━━━━━ Record extracts
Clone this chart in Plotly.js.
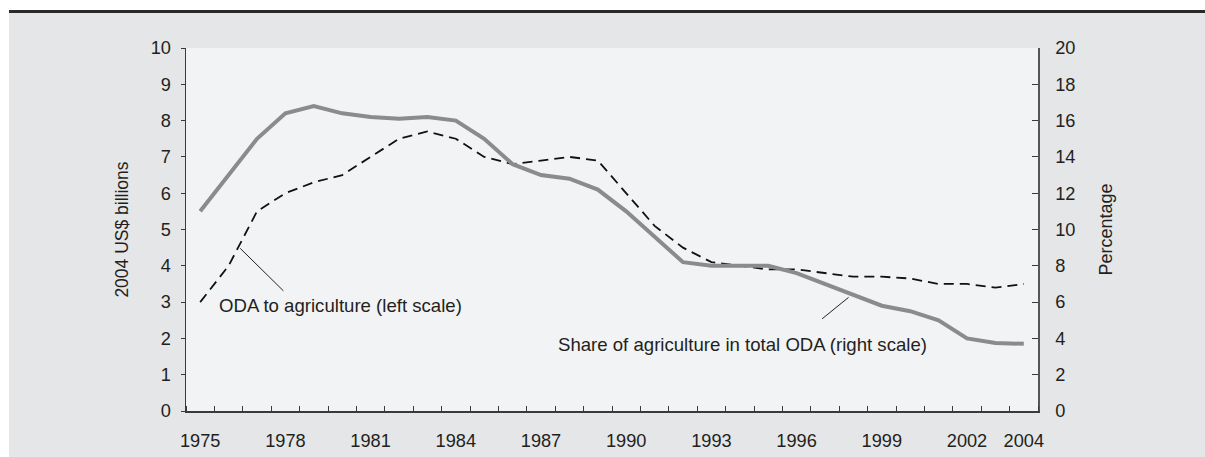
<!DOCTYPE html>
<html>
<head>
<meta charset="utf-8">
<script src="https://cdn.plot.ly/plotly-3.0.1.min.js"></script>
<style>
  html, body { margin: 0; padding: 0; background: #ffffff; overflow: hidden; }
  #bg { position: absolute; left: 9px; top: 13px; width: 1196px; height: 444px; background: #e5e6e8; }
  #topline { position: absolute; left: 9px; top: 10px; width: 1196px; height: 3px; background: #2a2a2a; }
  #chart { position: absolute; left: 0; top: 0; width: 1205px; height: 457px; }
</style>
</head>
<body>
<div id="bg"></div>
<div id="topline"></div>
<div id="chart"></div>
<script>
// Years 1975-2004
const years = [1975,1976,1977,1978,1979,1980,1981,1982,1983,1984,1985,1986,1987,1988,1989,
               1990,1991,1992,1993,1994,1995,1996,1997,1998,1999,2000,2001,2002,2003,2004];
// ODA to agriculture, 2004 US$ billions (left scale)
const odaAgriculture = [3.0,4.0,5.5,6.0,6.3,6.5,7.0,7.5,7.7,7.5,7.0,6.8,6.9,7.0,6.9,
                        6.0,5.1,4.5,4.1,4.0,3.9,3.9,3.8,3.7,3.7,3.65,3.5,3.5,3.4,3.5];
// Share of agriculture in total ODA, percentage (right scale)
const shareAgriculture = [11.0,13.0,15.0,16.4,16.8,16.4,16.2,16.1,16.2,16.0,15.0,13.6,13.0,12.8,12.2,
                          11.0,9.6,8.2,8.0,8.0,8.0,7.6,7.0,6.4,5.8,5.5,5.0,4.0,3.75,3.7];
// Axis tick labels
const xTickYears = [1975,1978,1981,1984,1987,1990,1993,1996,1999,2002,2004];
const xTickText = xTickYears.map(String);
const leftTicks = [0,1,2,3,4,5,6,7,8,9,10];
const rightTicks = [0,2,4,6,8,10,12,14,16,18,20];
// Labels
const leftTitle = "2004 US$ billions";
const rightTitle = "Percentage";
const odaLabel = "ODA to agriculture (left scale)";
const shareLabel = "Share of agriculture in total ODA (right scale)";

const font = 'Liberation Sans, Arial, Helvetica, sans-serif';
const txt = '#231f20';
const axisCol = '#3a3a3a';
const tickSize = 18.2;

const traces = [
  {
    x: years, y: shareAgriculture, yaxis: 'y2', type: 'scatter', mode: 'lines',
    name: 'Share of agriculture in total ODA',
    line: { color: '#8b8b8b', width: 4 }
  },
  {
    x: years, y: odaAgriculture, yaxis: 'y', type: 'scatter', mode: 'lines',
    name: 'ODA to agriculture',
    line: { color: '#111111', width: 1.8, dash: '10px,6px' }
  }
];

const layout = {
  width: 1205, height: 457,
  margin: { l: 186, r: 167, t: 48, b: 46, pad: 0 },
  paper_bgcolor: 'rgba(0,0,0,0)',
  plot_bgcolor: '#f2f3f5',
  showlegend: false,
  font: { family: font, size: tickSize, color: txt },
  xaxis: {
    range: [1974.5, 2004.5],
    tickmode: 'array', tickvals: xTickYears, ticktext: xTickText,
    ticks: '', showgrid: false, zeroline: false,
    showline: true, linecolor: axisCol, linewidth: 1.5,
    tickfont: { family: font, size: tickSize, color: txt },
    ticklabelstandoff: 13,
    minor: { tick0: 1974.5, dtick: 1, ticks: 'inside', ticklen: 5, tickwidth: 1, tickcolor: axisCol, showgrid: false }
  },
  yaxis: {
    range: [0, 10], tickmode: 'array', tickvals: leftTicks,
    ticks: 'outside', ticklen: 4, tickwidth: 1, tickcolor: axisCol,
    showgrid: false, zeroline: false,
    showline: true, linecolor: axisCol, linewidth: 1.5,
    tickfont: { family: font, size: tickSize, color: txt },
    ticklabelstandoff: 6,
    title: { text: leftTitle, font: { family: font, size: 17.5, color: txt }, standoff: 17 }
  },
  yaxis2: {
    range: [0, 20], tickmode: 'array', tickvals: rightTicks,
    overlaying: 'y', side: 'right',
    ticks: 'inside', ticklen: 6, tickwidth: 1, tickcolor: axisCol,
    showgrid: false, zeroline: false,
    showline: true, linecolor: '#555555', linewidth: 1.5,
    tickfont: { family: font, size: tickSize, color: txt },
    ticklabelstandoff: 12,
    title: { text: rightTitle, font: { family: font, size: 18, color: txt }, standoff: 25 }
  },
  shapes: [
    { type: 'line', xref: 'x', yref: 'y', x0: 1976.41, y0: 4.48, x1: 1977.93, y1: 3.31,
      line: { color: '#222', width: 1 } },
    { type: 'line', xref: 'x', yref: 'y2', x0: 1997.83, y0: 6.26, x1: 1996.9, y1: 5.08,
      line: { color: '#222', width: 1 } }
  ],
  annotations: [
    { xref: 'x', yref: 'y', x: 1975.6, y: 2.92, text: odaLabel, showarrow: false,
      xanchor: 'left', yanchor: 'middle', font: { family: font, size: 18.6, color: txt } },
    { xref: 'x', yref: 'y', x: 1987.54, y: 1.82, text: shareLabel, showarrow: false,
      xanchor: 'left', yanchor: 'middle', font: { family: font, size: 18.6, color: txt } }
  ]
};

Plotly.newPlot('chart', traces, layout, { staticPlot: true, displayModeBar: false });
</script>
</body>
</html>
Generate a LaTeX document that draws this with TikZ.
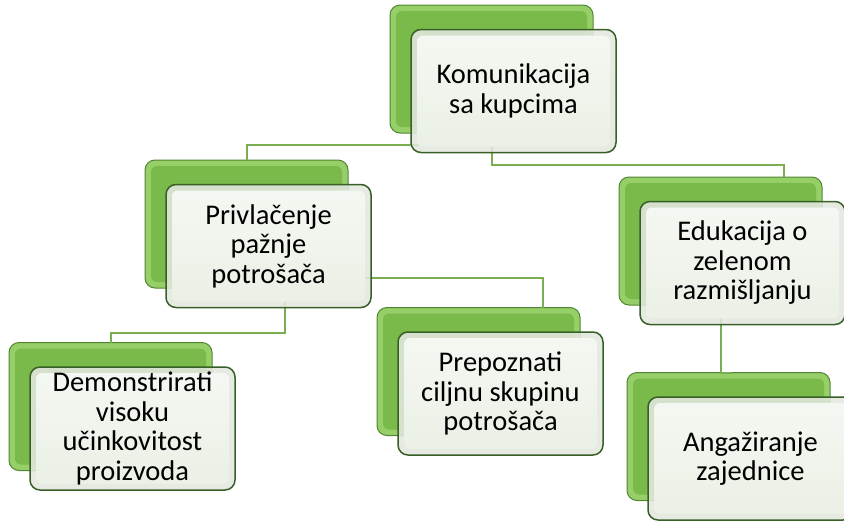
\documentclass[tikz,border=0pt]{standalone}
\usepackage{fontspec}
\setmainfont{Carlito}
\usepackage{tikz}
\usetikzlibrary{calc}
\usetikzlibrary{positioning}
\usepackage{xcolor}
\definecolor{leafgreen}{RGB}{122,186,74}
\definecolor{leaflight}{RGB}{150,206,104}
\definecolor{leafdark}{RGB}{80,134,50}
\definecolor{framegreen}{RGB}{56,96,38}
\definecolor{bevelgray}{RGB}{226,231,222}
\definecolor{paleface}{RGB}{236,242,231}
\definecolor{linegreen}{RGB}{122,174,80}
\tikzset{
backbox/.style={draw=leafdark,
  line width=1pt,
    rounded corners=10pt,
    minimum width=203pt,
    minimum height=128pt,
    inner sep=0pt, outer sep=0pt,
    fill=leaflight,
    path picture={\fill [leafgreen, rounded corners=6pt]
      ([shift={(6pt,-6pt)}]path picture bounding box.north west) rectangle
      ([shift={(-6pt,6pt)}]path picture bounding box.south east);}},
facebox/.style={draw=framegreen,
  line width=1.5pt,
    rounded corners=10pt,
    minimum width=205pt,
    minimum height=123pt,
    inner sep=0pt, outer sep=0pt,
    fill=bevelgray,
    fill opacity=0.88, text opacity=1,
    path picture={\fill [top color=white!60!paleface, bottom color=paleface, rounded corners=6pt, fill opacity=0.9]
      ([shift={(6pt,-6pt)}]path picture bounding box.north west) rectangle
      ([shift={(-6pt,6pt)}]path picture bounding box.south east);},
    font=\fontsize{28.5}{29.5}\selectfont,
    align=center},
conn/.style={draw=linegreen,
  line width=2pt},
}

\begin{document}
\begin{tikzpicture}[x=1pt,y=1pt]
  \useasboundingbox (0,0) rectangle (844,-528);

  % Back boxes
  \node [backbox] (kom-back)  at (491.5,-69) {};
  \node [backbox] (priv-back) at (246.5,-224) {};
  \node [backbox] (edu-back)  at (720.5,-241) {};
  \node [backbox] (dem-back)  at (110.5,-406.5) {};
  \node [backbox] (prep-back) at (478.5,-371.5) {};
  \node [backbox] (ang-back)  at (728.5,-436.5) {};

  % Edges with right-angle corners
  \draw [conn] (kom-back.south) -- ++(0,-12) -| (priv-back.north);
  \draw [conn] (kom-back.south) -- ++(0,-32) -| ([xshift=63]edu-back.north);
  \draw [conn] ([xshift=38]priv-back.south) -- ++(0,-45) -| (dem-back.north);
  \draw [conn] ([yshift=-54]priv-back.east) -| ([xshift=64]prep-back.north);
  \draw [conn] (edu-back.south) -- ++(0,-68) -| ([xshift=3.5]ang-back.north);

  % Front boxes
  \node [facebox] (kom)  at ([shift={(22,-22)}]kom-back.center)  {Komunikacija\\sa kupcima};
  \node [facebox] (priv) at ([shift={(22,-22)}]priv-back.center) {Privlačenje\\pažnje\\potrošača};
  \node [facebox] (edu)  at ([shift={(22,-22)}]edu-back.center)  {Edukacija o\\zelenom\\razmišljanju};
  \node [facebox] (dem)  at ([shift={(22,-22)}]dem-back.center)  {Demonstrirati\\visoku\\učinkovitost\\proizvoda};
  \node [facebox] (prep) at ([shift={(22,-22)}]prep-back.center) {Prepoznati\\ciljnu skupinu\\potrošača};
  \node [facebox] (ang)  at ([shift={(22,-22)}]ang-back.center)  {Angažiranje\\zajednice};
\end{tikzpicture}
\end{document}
━━━━━━━━━━
Which lines contain the word "this"? Copy each one.

__Task response__:
Clone this chart in Plotly.js.
Generate a LaTeX document that draws this with TikZ.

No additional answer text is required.